Close enough to Oxford Street that you can hear the rustle of a thousand shopping bags is this relaxed newcomer. A place having its very own ‘Freaky Friday’ moment (the original, please God, not the Lindsay Lohan version), in that it’s essentially a fine dining restaurant trapped in the body of a bistro.
Before all this, it was a boozer called The Woodcock; the old sign still has pride of place above the door. Inside, you’ll find brown tables, brown chairs, exposed bricks and blackboards. There’s an open kitchen in the corner, some low-level chatter. So far, so standard.

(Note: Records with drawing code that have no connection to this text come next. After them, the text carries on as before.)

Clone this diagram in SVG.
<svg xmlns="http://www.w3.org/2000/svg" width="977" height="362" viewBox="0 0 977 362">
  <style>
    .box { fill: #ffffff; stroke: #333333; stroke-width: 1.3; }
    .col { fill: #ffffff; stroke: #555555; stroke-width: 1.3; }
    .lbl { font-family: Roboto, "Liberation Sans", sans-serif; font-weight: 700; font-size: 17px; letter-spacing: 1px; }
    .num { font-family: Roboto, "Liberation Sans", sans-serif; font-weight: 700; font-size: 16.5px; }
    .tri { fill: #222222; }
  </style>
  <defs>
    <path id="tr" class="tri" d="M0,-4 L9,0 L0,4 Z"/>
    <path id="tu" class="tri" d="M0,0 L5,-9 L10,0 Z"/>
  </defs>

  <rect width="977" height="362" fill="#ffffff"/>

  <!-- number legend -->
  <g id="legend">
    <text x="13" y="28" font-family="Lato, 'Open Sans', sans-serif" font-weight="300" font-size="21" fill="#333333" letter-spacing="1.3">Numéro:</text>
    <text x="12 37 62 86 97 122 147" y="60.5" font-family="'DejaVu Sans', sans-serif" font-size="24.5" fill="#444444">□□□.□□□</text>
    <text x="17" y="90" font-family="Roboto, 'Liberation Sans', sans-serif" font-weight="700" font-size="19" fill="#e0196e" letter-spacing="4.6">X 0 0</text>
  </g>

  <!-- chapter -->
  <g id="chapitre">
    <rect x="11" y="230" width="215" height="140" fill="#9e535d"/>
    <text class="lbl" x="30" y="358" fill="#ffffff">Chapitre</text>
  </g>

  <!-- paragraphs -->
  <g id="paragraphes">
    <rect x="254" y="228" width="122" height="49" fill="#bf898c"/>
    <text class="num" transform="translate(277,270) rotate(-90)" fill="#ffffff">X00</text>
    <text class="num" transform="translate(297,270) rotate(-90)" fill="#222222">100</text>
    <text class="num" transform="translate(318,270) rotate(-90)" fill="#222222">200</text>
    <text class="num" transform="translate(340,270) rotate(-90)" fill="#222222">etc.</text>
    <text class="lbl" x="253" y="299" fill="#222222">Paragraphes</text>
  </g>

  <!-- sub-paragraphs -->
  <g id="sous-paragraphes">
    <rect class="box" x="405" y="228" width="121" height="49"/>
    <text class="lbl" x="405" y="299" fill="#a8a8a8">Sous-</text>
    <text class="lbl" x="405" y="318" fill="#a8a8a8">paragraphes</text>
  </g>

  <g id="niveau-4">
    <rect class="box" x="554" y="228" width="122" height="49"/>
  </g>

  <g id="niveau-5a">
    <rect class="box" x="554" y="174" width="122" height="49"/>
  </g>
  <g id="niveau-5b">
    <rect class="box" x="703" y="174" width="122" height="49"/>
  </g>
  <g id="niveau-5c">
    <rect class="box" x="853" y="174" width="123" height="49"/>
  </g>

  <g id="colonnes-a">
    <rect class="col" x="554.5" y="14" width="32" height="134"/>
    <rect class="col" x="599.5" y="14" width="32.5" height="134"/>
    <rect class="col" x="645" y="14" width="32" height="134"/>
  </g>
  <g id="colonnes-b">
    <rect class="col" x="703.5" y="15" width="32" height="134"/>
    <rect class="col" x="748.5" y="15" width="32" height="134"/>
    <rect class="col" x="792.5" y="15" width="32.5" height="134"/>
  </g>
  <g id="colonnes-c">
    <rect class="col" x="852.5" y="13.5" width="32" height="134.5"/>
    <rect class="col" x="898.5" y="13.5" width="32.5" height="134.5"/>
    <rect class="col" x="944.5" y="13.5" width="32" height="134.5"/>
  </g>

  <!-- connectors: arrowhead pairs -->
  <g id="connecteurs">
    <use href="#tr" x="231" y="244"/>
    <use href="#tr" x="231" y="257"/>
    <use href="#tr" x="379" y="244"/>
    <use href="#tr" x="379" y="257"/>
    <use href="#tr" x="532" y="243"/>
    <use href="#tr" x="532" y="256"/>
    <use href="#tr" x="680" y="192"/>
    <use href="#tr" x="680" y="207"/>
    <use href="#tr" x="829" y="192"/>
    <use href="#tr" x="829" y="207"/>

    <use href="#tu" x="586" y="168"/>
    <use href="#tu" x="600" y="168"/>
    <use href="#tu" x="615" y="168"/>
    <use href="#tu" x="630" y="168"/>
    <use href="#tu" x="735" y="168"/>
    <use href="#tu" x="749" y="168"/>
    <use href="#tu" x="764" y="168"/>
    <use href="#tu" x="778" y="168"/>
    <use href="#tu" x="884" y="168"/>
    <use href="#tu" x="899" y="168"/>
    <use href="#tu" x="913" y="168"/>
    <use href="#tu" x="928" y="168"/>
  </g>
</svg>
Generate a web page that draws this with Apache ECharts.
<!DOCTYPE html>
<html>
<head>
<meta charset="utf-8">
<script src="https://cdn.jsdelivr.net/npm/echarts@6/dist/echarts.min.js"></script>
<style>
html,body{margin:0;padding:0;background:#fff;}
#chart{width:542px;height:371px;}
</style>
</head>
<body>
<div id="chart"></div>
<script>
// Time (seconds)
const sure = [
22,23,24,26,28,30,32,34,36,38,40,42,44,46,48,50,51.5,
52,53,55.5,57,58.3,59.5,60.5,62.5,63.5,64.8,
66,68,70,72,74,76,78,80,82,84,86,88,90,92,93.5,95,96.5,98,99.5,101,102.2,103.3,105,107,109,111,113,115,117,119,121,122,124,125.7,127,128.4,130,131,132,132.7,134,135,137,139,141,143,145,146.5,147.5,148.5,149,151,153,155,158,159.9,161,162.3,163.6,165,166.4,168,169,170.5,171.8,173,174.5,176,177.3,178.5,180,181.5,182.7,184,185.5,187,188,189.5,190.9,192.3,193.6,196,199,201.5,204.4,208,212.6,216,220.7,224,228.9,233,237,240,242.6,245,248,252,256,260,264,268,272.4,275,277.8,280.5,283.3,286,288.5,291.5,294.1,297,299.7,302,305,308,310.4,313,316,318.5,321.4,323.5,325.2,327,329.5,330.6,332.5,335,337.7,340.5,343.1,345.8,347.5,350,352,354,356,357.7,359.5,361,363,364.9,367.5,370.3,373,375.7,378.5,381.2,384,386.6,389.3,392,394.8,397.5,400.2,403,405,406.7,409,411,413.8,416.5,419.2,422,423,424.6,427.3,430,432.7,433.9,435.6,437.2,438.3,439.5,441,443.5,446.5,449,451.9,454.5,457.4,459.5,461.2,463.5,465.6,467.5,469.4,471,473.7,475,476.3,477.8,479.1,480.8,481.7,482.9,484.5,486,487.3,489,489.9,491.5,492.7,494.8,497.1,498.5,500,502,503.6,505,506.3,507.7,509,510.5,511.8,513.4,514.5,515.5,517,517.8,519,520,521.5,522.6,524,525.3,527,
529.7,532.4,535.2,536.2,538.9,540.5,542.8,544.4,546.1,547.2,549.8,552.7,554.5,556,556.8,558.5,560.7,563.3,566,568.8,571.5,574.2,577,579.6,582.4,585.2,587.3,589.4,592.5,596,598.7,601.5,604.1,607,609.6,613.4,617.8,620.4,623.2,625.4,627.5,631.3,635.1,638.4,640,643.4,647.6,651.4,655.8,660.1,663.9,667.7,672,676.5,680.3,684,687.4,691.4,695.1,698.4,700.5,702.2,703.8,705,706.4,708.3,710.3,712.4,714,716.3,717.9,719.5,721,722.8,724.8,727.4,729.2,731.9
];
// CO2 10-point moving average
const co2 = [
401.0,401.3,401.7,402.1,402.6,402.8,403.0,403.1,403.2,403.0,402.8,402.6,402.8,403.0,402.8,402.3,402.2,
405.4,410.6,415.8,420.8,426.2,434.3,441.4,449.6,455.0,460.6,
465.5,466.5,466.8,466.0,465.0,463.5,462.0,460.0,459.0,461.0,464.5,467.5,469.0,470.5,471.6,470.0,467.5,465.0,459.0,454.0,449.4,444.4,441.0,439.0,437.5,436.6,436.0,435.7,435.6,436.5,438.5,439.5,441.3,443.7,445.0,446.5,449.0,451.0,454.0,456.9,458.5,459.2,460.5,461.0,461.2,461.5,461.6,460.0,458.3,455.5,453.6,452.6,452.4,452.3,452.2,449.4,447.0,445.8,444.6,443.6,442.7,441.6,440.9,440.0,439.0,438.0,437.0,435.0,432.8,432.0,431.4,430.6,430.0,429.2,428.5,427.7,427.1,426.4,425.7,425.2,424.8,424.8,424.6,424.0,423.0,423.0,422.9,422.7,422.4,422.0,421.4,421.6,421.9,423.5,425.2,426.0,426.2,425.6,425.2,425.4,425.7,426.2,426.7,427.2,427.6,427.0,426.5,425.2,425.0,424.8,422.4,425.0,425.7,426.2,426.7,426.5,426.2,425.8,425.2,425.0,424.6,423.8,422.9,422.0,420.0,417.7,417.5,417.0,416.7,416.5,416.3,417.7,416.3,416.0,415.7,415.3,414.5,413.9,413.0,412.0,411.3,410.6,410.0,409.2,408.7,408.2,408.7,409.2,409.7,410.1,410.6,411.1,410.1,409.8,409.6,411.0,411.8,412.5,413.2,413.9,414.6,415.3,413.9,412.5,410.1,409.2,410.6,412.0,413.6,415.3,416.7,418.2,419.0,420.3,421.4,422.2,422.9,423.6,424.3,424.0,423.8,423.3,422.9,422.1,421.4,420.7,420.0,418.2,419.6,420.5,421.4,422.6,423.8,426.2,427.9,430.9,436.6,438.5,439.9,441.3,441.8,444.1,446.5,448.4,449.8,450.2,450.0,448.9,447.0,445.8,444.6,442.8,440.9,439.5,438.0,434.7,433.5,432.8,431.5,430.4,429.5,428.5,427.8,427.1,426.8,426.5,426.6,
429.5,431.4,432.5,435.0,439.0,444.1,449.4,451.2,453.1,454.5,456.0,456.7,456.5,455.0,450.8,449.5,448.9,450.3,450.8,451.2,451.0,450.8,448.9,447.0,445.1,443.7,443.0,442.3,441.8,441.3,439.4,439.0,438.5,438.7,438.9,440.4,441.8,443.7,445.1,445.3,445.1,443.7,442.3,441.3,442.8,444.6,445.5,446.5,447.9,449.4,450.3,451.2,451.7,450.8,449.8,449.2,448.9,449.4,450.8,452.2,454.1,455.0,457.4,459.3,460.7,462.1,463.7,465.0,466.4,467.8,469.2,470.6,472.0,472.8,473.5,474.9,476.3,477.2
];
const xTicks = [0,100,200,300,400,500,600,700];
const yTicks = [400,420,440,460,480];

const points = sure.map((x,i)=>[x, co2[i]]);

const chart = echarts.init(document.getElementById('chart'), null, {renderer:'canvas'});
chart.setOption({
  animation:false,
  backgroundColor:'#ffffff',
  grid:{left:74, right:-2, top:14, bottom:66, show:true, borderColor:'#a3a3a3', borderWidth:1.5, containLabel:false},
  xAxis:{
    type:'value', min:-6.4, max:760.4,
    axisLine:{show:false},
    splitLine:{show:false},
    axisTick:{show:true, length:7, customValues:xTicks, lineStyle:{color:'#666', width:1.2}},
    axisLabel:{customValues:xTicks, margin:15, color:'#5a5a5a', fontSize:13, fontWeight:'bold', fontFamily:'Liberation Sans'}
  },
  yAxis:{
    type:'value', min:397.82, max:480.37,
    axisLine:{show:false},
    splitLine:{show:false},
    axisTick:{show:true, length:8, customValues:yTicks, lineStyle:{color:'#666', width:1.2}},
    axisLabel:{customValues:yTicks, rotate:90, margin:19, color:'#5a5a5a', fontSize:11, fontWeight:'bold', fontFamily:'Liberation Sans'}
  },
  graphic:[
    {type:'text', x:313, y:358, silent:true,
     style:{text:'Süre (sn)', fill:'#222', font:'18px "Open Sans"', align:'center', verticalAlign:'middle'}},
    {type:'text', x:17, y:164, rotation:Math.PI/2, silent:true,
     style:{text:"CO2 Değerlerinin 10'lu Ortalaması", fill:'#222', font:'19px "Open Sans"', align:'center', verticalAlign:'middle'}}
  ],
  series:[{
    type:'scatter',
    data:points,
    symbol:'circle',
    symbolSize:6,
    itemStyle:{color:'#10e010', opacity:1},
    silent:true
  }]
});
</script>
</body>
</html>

What’s not standard is the food. It’s the sort of vibe you get in haute cuisine spots. You know: amuse-bouches to start, petits fours to finish. In between, smallish portions of careful creations, all of which are decent, some of which are dazzling. Like clusters of parmesan gnocchi. Cheesy and pillowy-soft, pan-frying had rendered them with little golden suntans, like they’d just come back from their summer holidays. The salty chewiness sat beautifully against crunchy cobnuts and delicately sweet kernels of corn, plus plump, juicy blueberries.
For ingenuity, though, the award goes to the tomato salad. Proof that accompaniments can also be stars, a translucent sheet of shiso jelly came draped like a homemade ghost costume over slivers of fragrant Isle of White tommies, a mix of pickled and salted. It was subtle, graceful. Special.
Other dishes were more old-school. Fat medallions of lamb saddle came smoky-edged, ruby-middled and served over a puddle of intense, moreish jus. Also on the plate: morsels of eel, charred runner beans and curls of Japanese radish drizzled in eel oil. Later, there was an elegant finger of rich chocolate mousse cake with a biscuity base (like a squishy long-lost cousin of a posh Kit-Kat), served with a a silky, subtle, malt ice cream. Double thumbs-up for both.
Sure, a couple of fish dishes were forgettable, and a parmesan root custard pud more exciting on paper than IRL, but I had to admire what they’re trying to do. It’s only a pity that the ‘no frills’ approach to the setting doesn’t extend to pricing. Individual courses are expensive: my starter was £13, that pud £9. There are, in truth, only two ways to eat here: a quick main-course-only-pitstop, or, for the full shebang, the better-value £45-a-head tasting menu. Just make sure that those gnocchi are on it.